2.Effectiveness. In accordance with Section 12.1(b) of the 2020 Equity Incentive Plan, the effectiveness of this Amendment No. 3 to the 2020 Equity Incentive Plan (this “Amendment”) is subject to the approval of the Company’s stockholders at the Company’s 2024 annual general meeting of stockholders. For the avoidance of doubt, if stockholder approval is not obtained, this Amendment shall be void ab initio and of no force and effect.
3.Governing Law. This Amendment shall be governed by and construed in accordance with the internal laws of the State of Delaware applicable to contracts made and performed wholly within the State of Delaware, without giving effect to the conflict of laws provisions thereof.

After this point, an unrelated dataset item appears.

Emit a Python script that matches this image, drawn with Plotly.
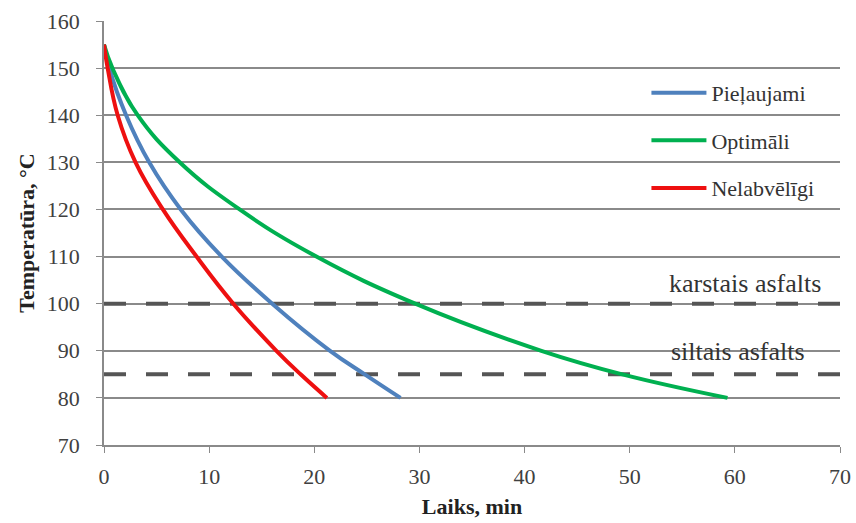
import plotly.graph_objects as go

# Data
temps = [155, 150, 140, 130, 120, 110, 100, 90, 85, 80]
t_pielaujami = [0, 0.5, 2.1, 4.3, 7.3, 11.2, 16.0, 21.5, 24.8, 28.2]
t_optimali = [0, 0.8, 3.2, 7.2, 12.9, 20.2, 29.6, 41.6, 49.3, 59.3]
t_nelabvel = [0, 0.35, 1.3, 3.0, 5.6, 8.8, 12.3, 16.4, 18.7, 21.2]

series_names = ["Pieļaujami", "Optimāli", "Nelabvēlīgi"]
series_t = [t_pielaujami, t_optimali, t_nelabvel]
series_colors = ["#4F81BD", "#00B050", "#EE1010"]

limit_levels = [100, 85]
limit_labels = ["karstais asfalts", "siltais asfalts"]
x_range = [0, 70]

serif = "Liberation Serif, Times New Roman, serif"

fig = go.Figure()

for lvl in limit_levels:
    fig.add_trace(go.Scatter(
        x=x_range, y=[lvl, lvl], mode="lines",
        line=dict(color="#555555", width=4, dash="22px,20px"),
        showlegend=False, hoverinfo="skip"))

for name, t, c in zip(series_names, series_t, series_colors):
    fig.add_trace(go.Scatter(
        x=t, y=temps, mode="lines", name=name, legendgroup=name,
        line=dict(color=c, width=4, shape="spline", smoothing=1.2)))

label_y = [104.3, 89.8]
label_x = [61.0, 60.3]
for lx, ly, txt in zip(label_x, label_y, limit_labels):
    fig.add_annotation(x=lx, y=ly, text=txt, showarrow=False,
                       font=dict(family=serif, size=26, color="#333333"),
                       xanchor="center", yanchor="middle")

fig.update_layout(
    width=856, height=523,
    margin=dict(l=104, r=16, t=21, b=78),
    paper_bgcolor="white", plot_bgcolor="white",
    font=dict(family=serif, size=22, color="#404040"),
    legend=dict(x=0.737, y=0.88, xanchor="left", yanchor="top",
                bgcolor="rgba(0,0,0,0)", itemwidth=55,
                tracegroupgap=16,
                font=dict(family=serif, size=22, color="#333333")),
    showlegend=True,
)

fig.update_xaxes(range=x_range, dtick=10, tick0=0, automargin=False,
                 showgrid=False, zeroline=False,
                 showline=True, linecolor="#8a8a8a", linewidth=1.5,
                 ticks="outside", ticklen=6, tickcolor="#8a8a8a",
                 ticklabelstandoff=5,
                 tickfont=dict(family=serif, size=22, color="#404040"),
                 title=dict(text="<b>Laiks, min</b>", standoff=10,
                            font=dict(family=serif, size=22, color="#222222")))
fig.update_yaxes(range=[70, 160], dtick=10, tick0=70, automargin=False,
                 showgrid=True, gridcolor="#8a8a8a", gridwidth=1.5,
                 zeroline=False,
                 showline=True, linecolor="#8a8a8a", linewidth=1.5,
                 ticks="outside", ticklen=6, tickcolor="#8a8a8a",
                 ticklabelstandoff=12,
                 tickfont=dict(family=serif, size=22, color="#404040"),
                 title=dict(text="<b>Temperatūra, °C</b>", standoff=6,
                            font=dict(family=serif, size=22, color="#222222")))

fig.write_html("out.html")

4.Effect on the Plan. This Amendment shall not constitute a waiver, amendment or modification of any provision of the 2020 Equity Incentive Plan not expressly referred to herein. Except as expressly amended or modified herein, the provisions of the 2020 Equity Incentive Plan are and shall remain in full force and effect and are hereby ratified and confirmed. On and after the Effective Date, each reference in the 2020 Equity Incentive Plan to “the Plan”, “herein”, “hereof”, “hereunder” or words of similar import shall mean and be a reference to the 2020 Equity Incentive Plan as amended hereby. To the extent that a provision of this Amendment conflicts with or differs from a provision of the 2020 Equity Incentive Plan, such provision of this Amendment shall prevail and govern for all purposes and in all respects.
5.Capitalized Terms. Capitalized terms used and not defined in this Amendment shall have the meanings ascribed to them in the 2020 Equity Incentive Plan.